AMNESTY INTERNATIONAL PRESS RELEASE
AI Index: ACT 30/016/2006
20 July 2006

Following the success of the launch of its internet freedom campaign in the UK, Amnesty International is today going global with irrepressible.info. The campaign aims to claim back the web as a force for change in the face of an increasing willingness on the part of technology companies to aid censorship and repression.

From Iran to the Maldives and Cuba to Vietnam, governments are both cracking down on those who use the internet to communicate their views and denying their citizens access to its wealth of information. Web users are locked up, internet cafes are shut down, chat rooms are policed and blogs deleted. Websites are blocked, foreign news banned, and search engines filter out sensitive results.

"The internet can be a great tool for the promotion of human rights -- activists can tell the world about abuses in their country at the click of a mouse. People have unprecendented access to information from the widest range of sources," said Amnesty International.

"But the internet's potential for change is being undermined -- by governments unwilling to tolerate this free media outlet, and by companies willing to help them repress free speech."

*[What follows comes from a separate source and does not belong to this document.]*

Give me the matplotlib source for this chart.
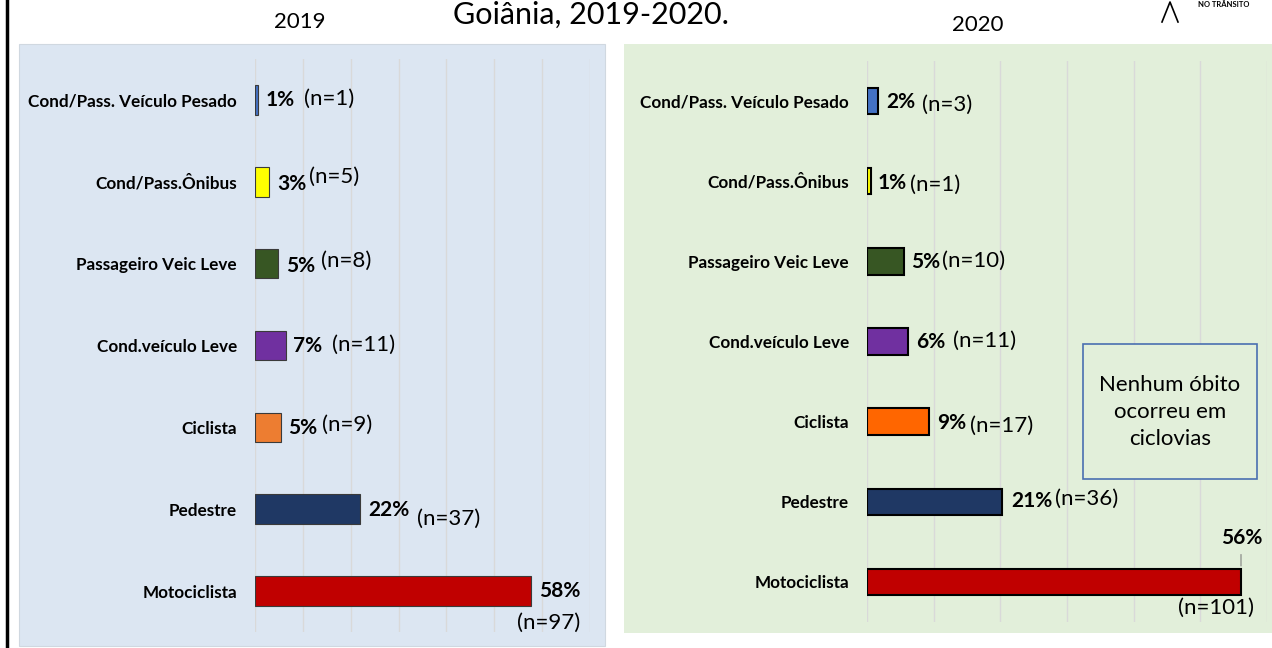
import matplotlib.pyplot as plt
import matplotlib.patches as patches
from matplotlib.lines import Line2D

plt.rcParams['font.family'] = ['Lato', 'DejaVu Sans']

# dados (percentual da barra, n e rótulo mostrado)
categorias = ['Cond/Pass. Veículo Pesado', 'Cond/Pass.Ônibus', 'Passageiro Veic Leve',
              'Cond.veículo Leve', 'Ciclista', 'Pedestre', 'Motociclista']
pct_2019 = [0.6, 3.0, 4.8, 6.5, 5.4, 22.0, 57.7]
n_2019 = [1, 5, 8, 11, 9, 37, 97]
rot_2019 = ['1%', '3%', '5%', '7%', '5%', '22%', '58%']
pct_2020 = [1.7, 0.6, 5.5, 6.1, 9.3, 20.3, 56.1]
n_2020 = [3, 1, 10, 11, 17, 36, 101]
rot_2020 = ['2%', '1%', '5%', '6%', '9%', '21%', '56%']

cores_2019 = ['#4472C4', '#FFFF00', '#375623', '#7030A0', '#ED7D31', '#1F3864', '#C00000']
cores_2020 = ['#4472C4', '#FFFF00', '#375623', '#7030A0', '#FF6600', '#1F3864', '#C00000']

# deslocamentos dos rótulos em pixels (dx, dy para baixo) a partir do fim da barra
desl_pct_2019 = [(8, 0), (8, 2), (8, 2), (7, 0), (7, 1), (8, 1), (8, 0)]
desl_n_2019 = [(46, -1), (40, -5), (43, -3), (46, -1), (41, -2), (57, 10), (49, 32)]
desl_pct_2020 = [(8, 1), (7, 2), (7, 1), (8, 0), (8, 1), (9, -1), (21, -44)]
desl_n_2020 = [(44, 4), (39, 4), (38, 0), (45, -1), (41, 4), (53, -3), (13, 26)]

W, H = 1272, 648
fig = plt.figure(figsize=(W / 100, H / 100), dpi=100)

def fx(px):
    return px / W

def fy(py):
    return 1 - py / H

# fundos dos painéis
fig.patches.append(patches.Rectangle((fx(19), fy(646)), fx(586), (646 - 44) / H,
                                     transform=fig.transFigure, facecolor='#DCE6F2',
                                     edgecolor='#D0D8E0', linewidth=0.8, zorder=-2))
fig.patches.append(patches.Rectangle((fx(624), fy(633)), fx(650), (633 - 44) / H,
                                     transform=fig.transFigure, facecolor='#E2EFDA',
                                     edgecolor='none', zorder=-2))
# linha preta da moldura à esquerda
fig.lines.append(Line2D([fx(7), fx(7)], [0, 1], transform=fig.transFigure,
                        color='black', linewidth=2.5))

def painel(rect, pct, rot, ns, cores, xmax, altura, borda, lw, dpct, dn):
    ax = fig.add_axes(rect)
    ax.set_facecolor('none')
    y = list(range(len(categorias)))
    ax.barh(y, pct, height=altura, color=cores, edgecolor=borda, linewidth=lw, zorder=3)
    ax.set_xlim(0, xmax)
    ax.set_ylim(len(categorias) - 0.5, -0.5)
    ax.set_xticks(range(0, xmax + 1, 10))
    ax.set_xticklabels([])
    ax.tick_params(axis='both', length=0)
    ax.grid(axis='x', color='#D9D9D9', linewidth=1, zorder=0)
    ax.set_yticks(y)
    ax.set_yticklabels(categorias, fontsize=12.3, fontweight='bold')
    ax.tick_params(axis='y', pad=13)
    for s in ax.spines.values():
        s.set_visible(False)
    for i, v in enumerate(pct):
        ult = i == len(pct) - 1
        ha_p = 'right' if (ult and dpct[i][1] < -20) else 'left'
        ax.annotate(rot[i], xy=(v, i), xytext=(dpct[i][0], -dpct[i][1]),
                    textcoords='offset pixels', ha=ha_p, va='center',
                    fontsize=15, fontweight='bold', zorder=5)
        ha_n = 'right' if ult else 'left'
        ax.annotate('(n=%d)' % ns[i], xy=(v, i), xytext=(dn[i][0], -dn[i][1]),
                    textcoords='offset pixels', ha=ha_n, va='center',
                    fontsize=16, zorder=5)
    return ax

ax1 = painel([fx(255), fy(632), fx(335), (632 - 59) / H], pct_2019, rot_2019, n_2019,
             cores_2019, 70, 0.36, '#3A3A3A', 0.8, desl_pct_2019, desl_n_2019)
ax2 = painel([fx(867), fy(622), fx(400), (622 - 61) / H], pct_2020, rot_2020, n_2020,
             cores_2020, 60, 0.33, 'black', 1.5, desl_pct_2020, desl_n_2020)

# linha guia do rótulo 56%
ax2.annotate('', xy=(pct_2020[-1], 6 - 0.165), xytext=(0, 17), textcoords='offset pixels',
             arrowprops=dict(arrowstyle='-', color='#808080', linewidth=0.8))

# caixa de observação
fig.patches.append(patches.Rectangle((fx(1083), fy(479)), fx(174), (479 - 344) / H,
                                     transform=fig.transFigure, facecolor='#E2EFDA',
                                     edgecolor='#4A6FB0', linewidth=1.2, zorder=6))
fig.text(fx(1170), fy(412), 'Nenhum óbito\nocorreu em\nciclovias', ha='center', va='center',
         fontsize=16, linespacing=1.45, zorder=7)

# títulos
fig.text(fx(300), fy(22), '2019', ha='center', va='center', fontsize=16)
fig.text(fx(978), fy(25), '2020', ha='center', va='center', fontsize=16)
fig.text(fx(453), fy(1), 'Goiânia, 2019-2020.', ha='left', va='top', fontsize=22)
fig.text(fx(1198), fy(1), 'NO TRÂNSITO', ha='left', va='top', fontsize=5.5,
         fontweight='bold')
fig.lines.append(Line2D([fx(1162), fx(1170), fx(1178)], [fy(22), fy(2), fy(22)],
                        transform=fig.transFigure, color='black', linewidth=1.2))

fig.savefig('out.png', dpi=100)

Sun Microsystems, Nortel Networks, Cisco Systems, Yahoo! and Google are among those companies implicated in helping governments censor the internet or track down individual users. In 2004, Microsoft released information about nuclear whistleblower Mordechai Vanunu to the Israeli authorities without his knowledge or consent. The data was initially used to prosecute Vanunu for having contact with foreign media.

"We are calling on internet users across the world to go to http://irrepressible.info and sign a pledge calling on all governments and companies to respect internet freedom," said Amnesty International. "Internet companies often claim to be ethically responsible -- these pledges will highlight how their cooperation in repression risks making them complicit in human rights abuses and damages their credibility."

The online pledges will be collected and presented to a key UN meeting on the future of the internet in November 2006.

To coincide with the launch of the international campaign, Amnesty International is releasing a report about the role of Yahoo!, Microsoft and Google in internet repression in China. The apparatus of internet repression is considered to be more advanced in China than in any other country and companies are particularly willing to cooperate with the Chinese government.